====== Available data

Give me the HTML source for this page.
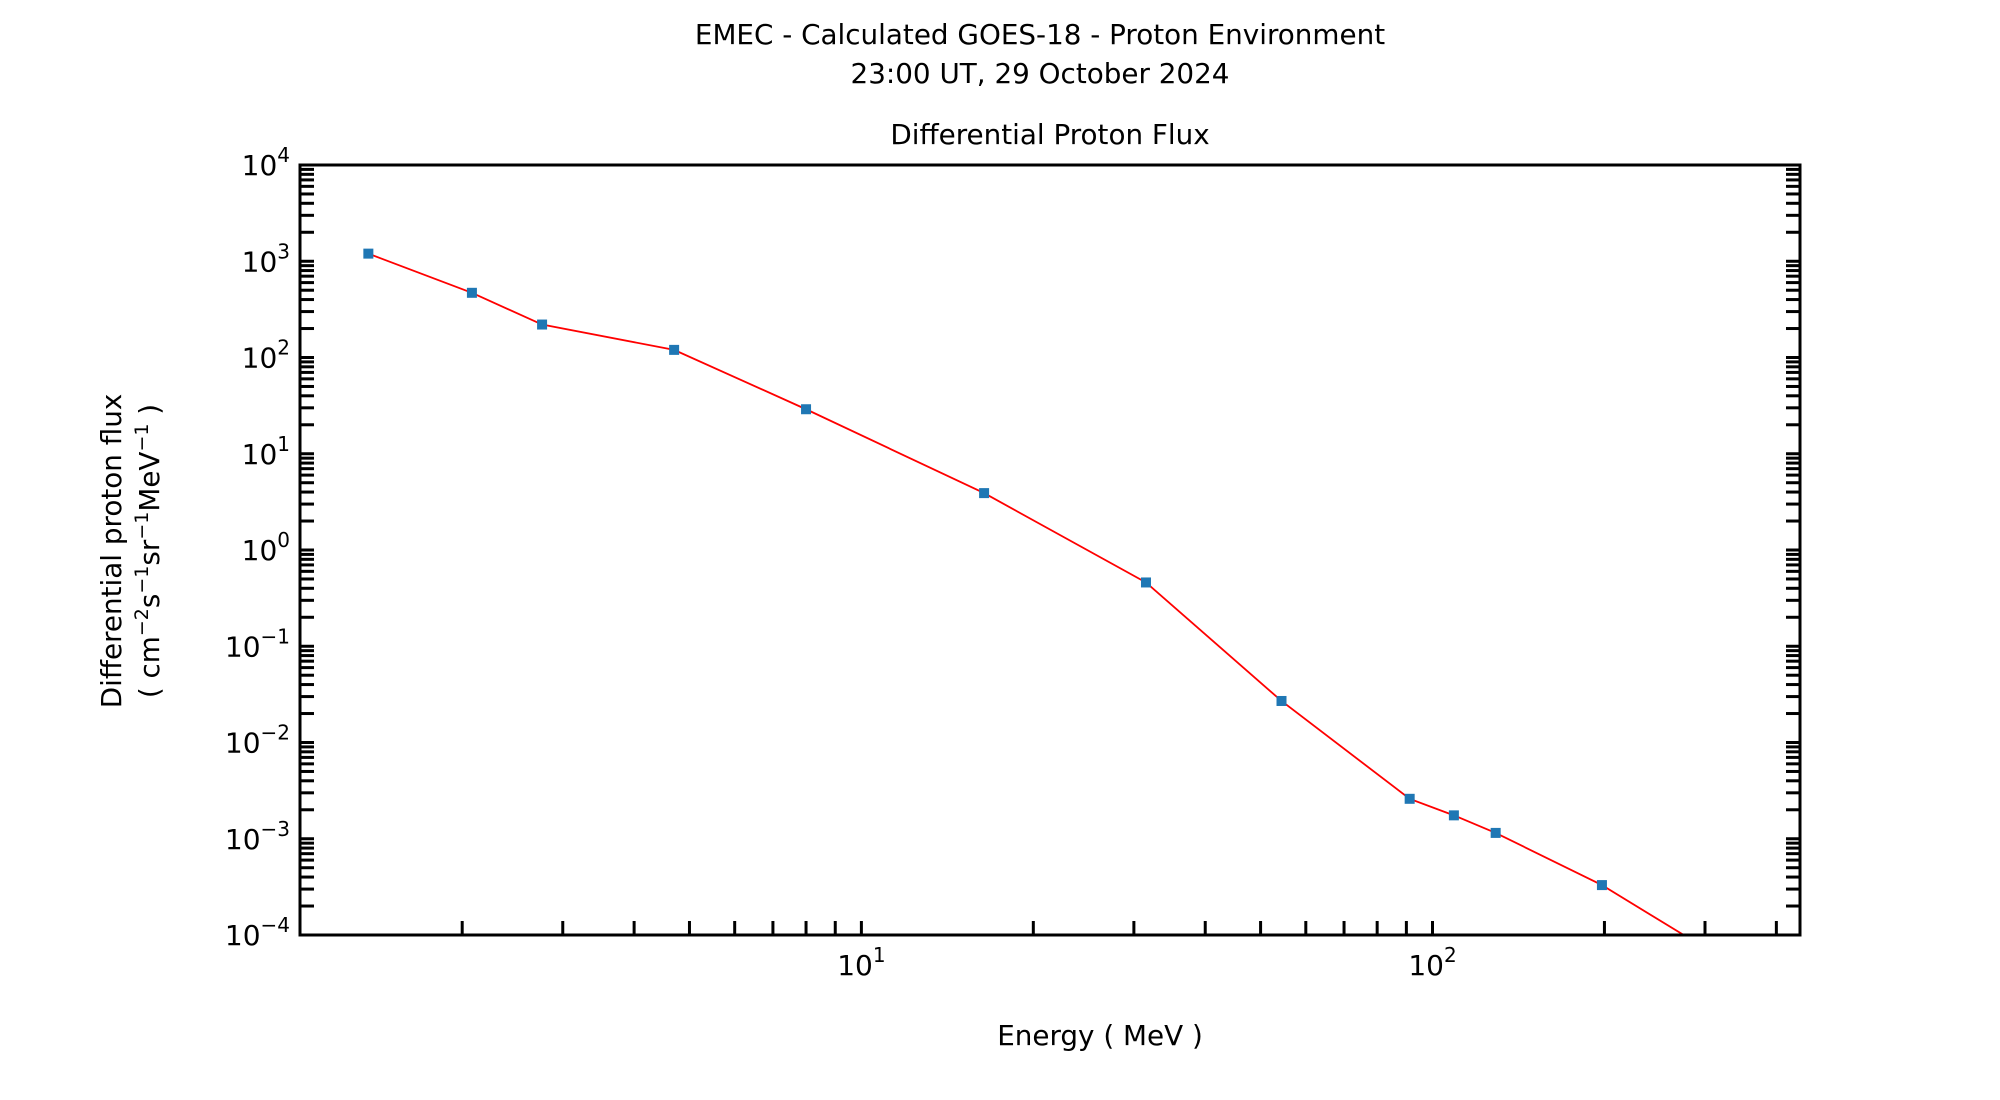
<!DOCTYPE html>
<html><head><meta charset="utf-8"><style>
html,body{margin:0;padding:0;background:#fff;}
svg{display:block;font-family:"DejaVu Sans","Liberation Sans",sans-serif;}
</style></head><body>
<svg id="chart" width="2000" height="1100" viewBox="0 0 2000 1100">
<text x="1040" y="44" font-size="27.8" text-anchor="middle">EMEC - Calculated GOES-18 - Proton Environment</text>
<text x="1040" y="83" font-size="27.8" text-anchor="middle">23:00 UT, 29 October 2024</text>
<text x="1050" y="144" font-size="27.8" text-anchor="middle">Differential Proton Flux</text>
<text x="1100" y="1045" font-size="27.8" text-anchor="middle">Energy ( MeV )</text>
<g transform="translate(121,551) rotate(-90)">
<text x="0" y="0" font-size="27.8" text-anchor="middle">Differential proton flux</text>
<text x="0" y="38" font-size="27.8" text-anchor="middle">( cm<tspan dy="-11" font-size="19">−2</tspan><tspan dy="11">s</tspan><tspan dy="-11" font-size="19">−1</tspan><tspan dy="11">sr</tspan><tspan dy="-11" font-size="19">−1</tspan><tspan dy="11">MeV</tspan><tspan dy="-11" font-size="19">−1</tspan><tspan dy="11"> )</tspan></text>
</g>
<g id="plot"></g>
</svg>
<script>
const energies = [1.37, 2.08, 2.76, 4.70, 8.0, 16.4, 31.5, 54.4, 91.2, 109, 129, 198, 520];
const fluxes = [1200, 470, 220, 120, 29, 3.9, 0.46, 0.027, 0.0026, 0.00175, 0.00115, 0.00033, 0.00001];
const yTickExps = [4, 3, 2, 1, 0, -1, -2, -3, -4];
const xTickExps = [1, 2];

const L = 300, R = 1800, T = 165, B = 935;
const xMin = Math.log10(1.04), xMax = Math.log10(440);
const yMin = -4, yMax = 4;
const NS = 'http://www.w3.org/2000/svg';
function xs(v){ return L + (Math.log10(v) - xMin) / (xMax - xMin) * (R - L); }
function ys(v){ return B - (Math.log10(v) - yMin) / (yMax - yMin) * (B - T); }
const plot = document.getElementById('plot');
function mk(tag, attrs){ const e = document.createElementNS(NS, tag); for (const k in attrs) e.setAttribute(k, attrs[k]); plot.appendChild(e); return e; }

const defs = mk('defs', {});
const cp = document.createElementNS(NS, 'clipPath'); cp.setAttribute('id', 'clip');
const cr = document.createElementNS(NS, 'rect');
cr.setAttribute('x', L); cr.setAttribute('y', T); cr.setAttribute('width', R - L); cr.setAttribute('height', B - T);
cp.appendChild(cr); defs.appendChild(cp);

for (let e = yMin; e <= yMax; e++) {
  for (let m = 1; m <= 9; m++) {
    if (e === yMax && m > 1) break;
    const v = m * Math.pow(10, e);
    const y = ys(v);
    const t1 = mk('line', {x1: L, x2: L + 14, y1: y, y2: y, stroke: '#000', 'stroke-width': 3});
    
    
    const t2 = mk('line', {x1: R - 14, x2: R, y1: y, y2: y, stroke: '#000', 'stroke-width': 3});
    
    
  }
}
yTickExps.forEach(e => {
  const y = ys(Math.pow(10, e));
  const t = mk('text', {x: 290, y: y + 10, 'font-size': 28, 'text-anchor': 'end'});
  
  
  t.innerHTML = '10<tspan dy="-13" font-size="20">' + (e < 0 ? '−' + (-e) : e) + '</tspan>';
});

for (let e = 0; e <= 2; e++) {
  for (let m = 1; m <= 9; m++) {
    const v = m * Math.pow(10, e);
    const lv = Math.log10(v);
    if (lv <= xMin || lv >= xMax) continue;
    const x = xs(v);
    const t = mk('line', {x1: x, x2: x, y1: B - 14, y2: B, stroke: '#000', 'stroke-width': 3});
    
    
  }
}
xTickExps.forEach(e => {
  const x = xs(Math.pow(10, e));
  const t = mk('text', {x: x, y: 975, 'font-size': 28, 'text-anchor': 'middle'});
  
  
  t.innerHTML = '10<tspan dy="-13" font-size="20">' + e + '</tspan>';
});

const pts = energies.map((v, i) => xs(v) + ',' + ys(fluxes[i])).join(' ');
const line = mk('polyline', {points: pts, fill: 'none', stroke: '#ff0000', 'stroke-width': 1.8, 'clip-path': 'url(#clip)'});


energies.forEach((v, i) => {
  const x = xs(v), y = ys(fluxes[i]);
  if (x < L || x > R || y < T || y > B) return;
  const r = mk('rect', {x: x - 5, y: y - 5, width: 10, height: 10, fill: '#1f77b4'});
  
  
});

const f = mk('rect', {x: L, y: T, width: R - L, height: B - T, fill: 'none', stroke: '#000', 'stroke-width': 3});


</script>
</body></html>
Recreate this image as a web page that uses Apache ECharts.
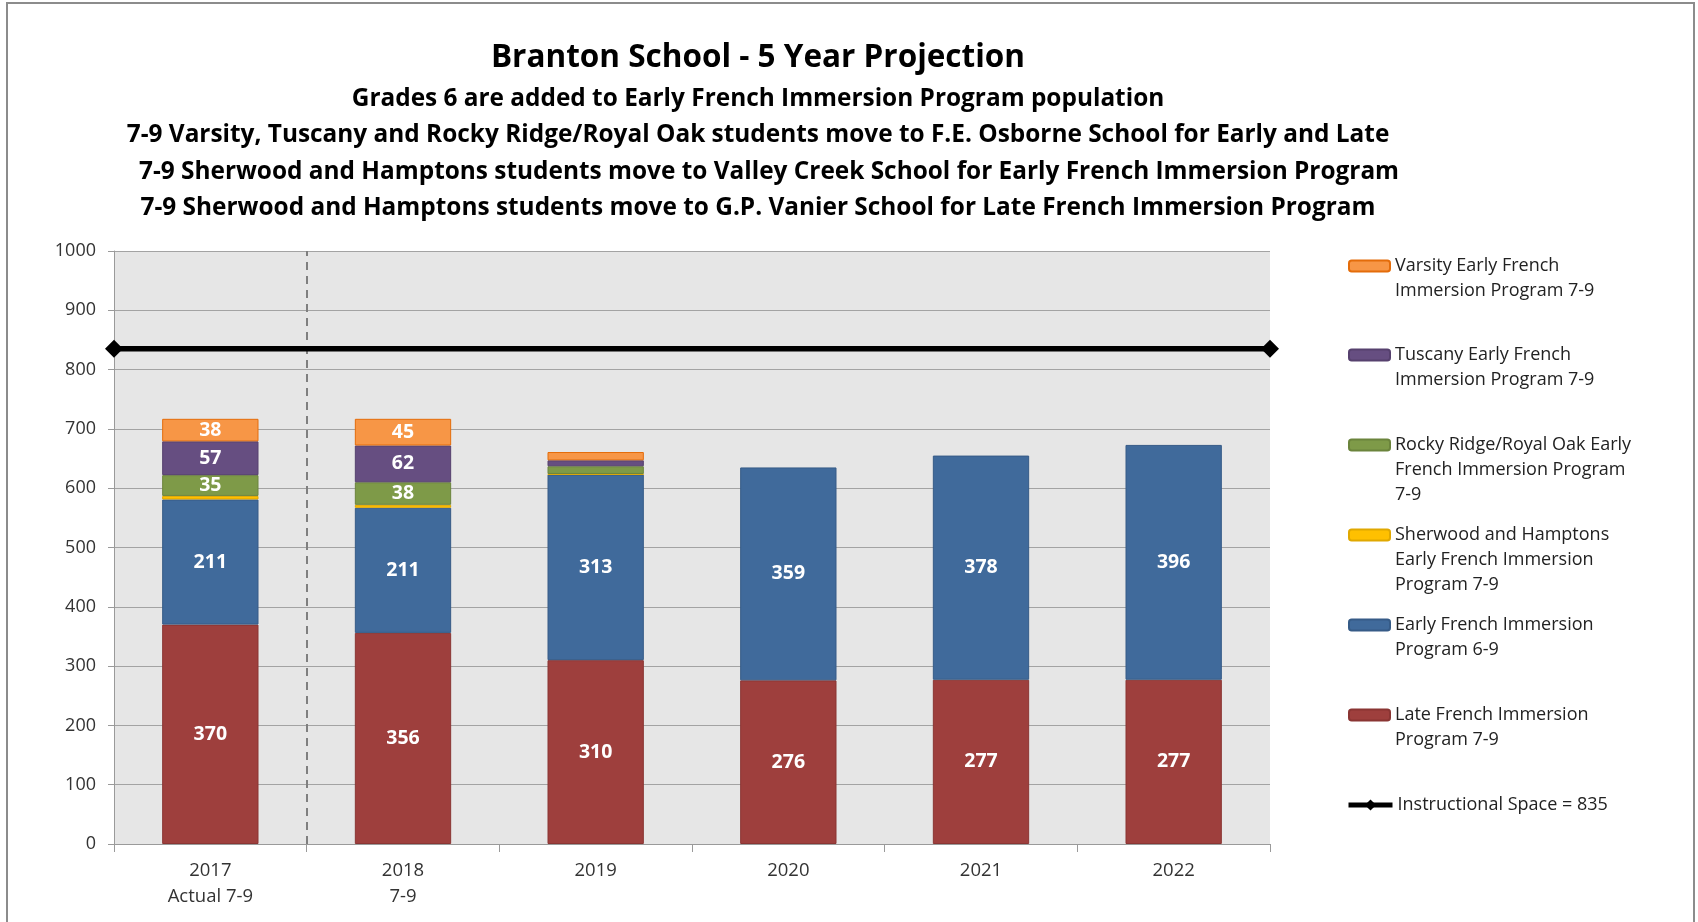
<!DOCTYPE html>
<html>
<head>
<meta charset="utf-8">
<title>Branton School - 5 Year Projection</title>
<script src="https://cdn.jsdelivr.net/npm/echarts@6/dist/echarts.min.js"></script>
<style>
  html, body { margin: 0; padding: 0; background: #fff; }
  #chart { width: 1698px; height: 922px; }
</style>
</head>
<body>
<div id="chart"></div>
<script>
// categories and values
const years = ['2017\nActual 7-9', '2018\n7-9', '2019', '2020', '2021', '2022']
const lateFI = [370, 356, 310, 276, 277, 277]
const earlyFI = [211, 211, 313, 359, 378, 396]
const sherwood = [6, 5, 1, 0, 0, 0]
const rockyRidge = [35, 38, 13, 0, 0, 0]
const tuscany = [57, 62, 10, 0, 0, 0]
const varsity = [38, 45, 14, 0, 0, 0]
const capacity = 835
const yTicks = [0, 1000, 100] // min, max, interval

const FONT = 'Open Sans'
const LINE_H = 25

// stacked bar series, bottom to top
const barDefs = [
  { name: 'Late French Immersion\nProgram 7-9', data: lateFI, color: '#9e3f3d', border: '#8a3533', lines: 2, legendY: 715 },
  { name: 'Early French Immersion\nProgram 6-9', data: earlyFI, color: '#406a9b', border: '#365b87', lines: 2, legendY: 625 },
  { name: 'Sherwood and Hamptons\nEarly French Immersion\nProgram 7-9', data: sherwood, color: '#ffc000', border: '#e0a800', lines: 3, legendY: 535 },
  { name: 'Rocky Ridge/Royal Oak Early\nFrench Immersion Program\n7-9', data: rockyRidge, color: '#7e9a48', border: '#6b843c', lines: 3, legendY: 445 },
  { name: 'Tuscany Early French\nImmersion Program 7-9', data: tuscany, color: '#664e81', border: '#56416e', lines: 2, legendY: 355 },
  { name: 'Varsity Early French\nImmersion Program 7-9', data: varsity, color: '#f79646', border: '#e46c0a', lines: 2, legendY: 266 }
]
const lineName = 'Instructional Space = 835'

const chart = echarts.init(document.getElementById('chart'))

const series = barDefs.map(d => ({
  name: d.name,
  type: 'bar',
  stack: 'total',
  barWidth: '50%',
  data: d.data.map(v => (v === 0 ? '-' : v)),
  itemStyle: { color: d.color, borderColor: d.border, borderWidth: 1 },
  label: {
    show: true,
    position: 'inside',
    color: '#fff',
    fontFamily: FONT,
    fontWeight: 'bold',
    fontSize: 19.5,
    formatter: p => (p.value >= 20 ? p.value : '')
  }
}))

series.push({
  name: lineName,
  type: 'line',
  xAxisIndex: 1,
  data: [[0, capacity], [years.length, capacity]],
  symbol: 'diamond',
  symbolSize: 18,
  clip: false,
  lineStyle: { color: '#000', width: 5.5 },
  itemStyle: { color: '#000' },
  z: 5,
  markLine: {
    silent: true,
    symbol: 'none',
    label: { show: false },
    lineStyle: { color: '#7f7f7f', width: 2, type: [8, 6] },
    data: [{ xAxis: 1 }]
  }
})

// one legend block per item; blank lines on top keep the swatch level with the first text line
const legends = barDefs.map(d => ({
  data: [d.name],
  orient: 'vertical',
  left: 1348,
  top: d.legendY - (2 * d.lines - 1) * LINE_H / 2,
  padding: 0,
  itemWidth: 41,
  itemHeight: 11,
  selectedMode: false,
  formatter: name => '\n'.repeat(d.lines - 1) + name,
  textStyle: { fontFamily: FONT, fontSize: 18, color: '#222', lineHeight: LINE_H }
}))
legends.push({
  data: [lineName],
  left: 1346,
  top: 805 - LINE_H / 2,
  padding: 0,
  itemWidth: 44,
  itemHeight: 14,
  selectedMode: false,
  lineStyle: { width: 5 },
  textStyle: { fontFamily: FONT, fontSize: 18, color: '#222', lineHeight: LINE_H }
})

const titleStyle = (size) => ({ fontFamily: FONT, fontWeight: 'bold', fontSize: size, color: '#000' })

chart.setOption({
  backgroundColor: '#fff',
  animation: false,
  title: [
    { text: 'Branton School - 5 Year Projection', left: 758, top: 42, textAlign: 'center', padding: 0, textStyle: titleStyle(31.5) },
    { text: 'Grades 6 are added to Early French Immersion Program population', left: 758, top: 87, textAlign: 'center', padding: 0, textStyle: titleStyle(24.4) },
    { text: '7-9 Varsity, Tuscany and Rocky Ridge/Royal Oak students move to F.E. Osborne School for Early and Late', left: 758, top: 123, textAlign: 'center', padding: 0, textStyle: titleStyle(24.4) },
    { text: '7-9 Sherwood and Hamptons students move to Valley Creek School for Early French Immersion Program', left: 769, top: 160, textAlign: 'center', padding: 0, textStyle: titleStyle(24.4) },
    { text: '7-9 Sherwood and Hamptons students move to G.P. Vanier School for Late French Immersion Program', left: 758, top: 196, textAlign: 'center', padding: 0, textStyle: titleStyle(24.4) }
  ],
  legend: legends,
  grid: {
    left: 114,
    right: 428,
    top: 251,
    bottom: 78,
    show: true,
    backgroundColor: '#e6e6e6',
    borderWidth: 0
  },
  xAxis: [{
    type: 'category',
    data: years,
    axisLine: { lineStyle: { color: '#9a9a9a', width: 1 } },
    axisTick: { show: true, length: 8, lineStyle: { color: '#9a9a9a' } },
    axisLabel: { color: '#333', fontFamily: FONT, fontSize: 18.5, lineHeight: 26, margin: 14 },
    splitLine: { show: false }
  }, {
    type: 'value',
    min: 0,
    max: years.length,
    show: false
  }],
  yAxis: {
    type: 'value',
    min: yTicks[0],
    max: yTicks[1],
    interval: yTicks[2],
    axisLine: { show: true, lineStyle: { color: '#9a9a9a', width: 1 } },
    axisTick: { show: true, length: 6, lineStyle: { color: '#9a9a9a' } },
    axisLabel: { color: '#333', fontFamily: FONT, fontSize: 18, margin: 18, formatter: v => String(v) },
    splitLine: { lineStyle: { color: '#a3a3a3', width: 1 } }
  },
  graphic: [{
    type: 'rect',
    silent: true,
    shape: { x: 7, y: 3, width: 1687, height: 930 },
    style: { fill: 'none', stroke: '#8c8c8c', lineWidth: 2 }
  }],
  series
})
</script>
</body>
</html>
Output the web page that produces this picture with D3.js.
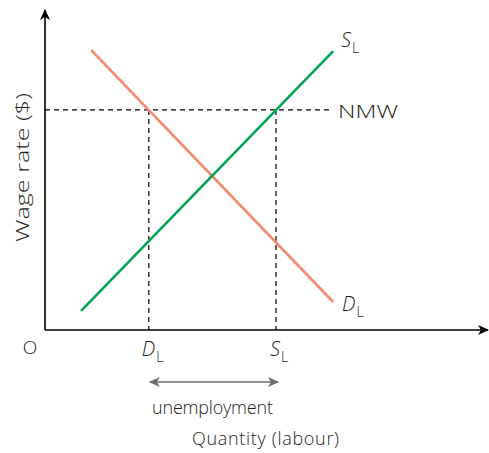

============

Challenge: Pictures are not part of the copy. Reproduce the lines from the one containing "Recreate this image" through the one containing "const LINE_H = 25", exactly and nothing more.

The response:
Recreate this image as a web page that uses Apache ECharts.
<!DOCTYPE html>
<html>
<head>
<meta charset="utf-8">
<title>Branton School - 5 Year Projection</title>
<script src="https://cdn.jsdelivr.net/npm/echarts@6/dist/echarts.min.js"></script>
<style>
  html, body { margin: 0; padding: 0; background: #fff; }
  #chart { width: 1698px; height: 922px; }
</style>
</head>
<body>
<div id="chart"></div>
<script>
// categories and values
const years = ['2017\nActual 7-9', '2018\n7-9', '2019', '2020', '2021', '2022']
const lateFI = [370, 356, 310, 276, 277, 277]
const earlyFI = [211, 211, 313, 359, 378, 396]
const sherwood = [6, 5, 1, 0, 0, 0]
const rockyRidge = [35, 38, 13, 0, 0, 0]
const tuscany = [57, 62, 10, 0, 0, 0]
const varsity = [38, 45, 14, 0, 0, 0]
const capacity = 835
const yTicks = [0, 1000, 100] // min, max, interval

const FONT = 'Open Sans'
const LINE_H = 25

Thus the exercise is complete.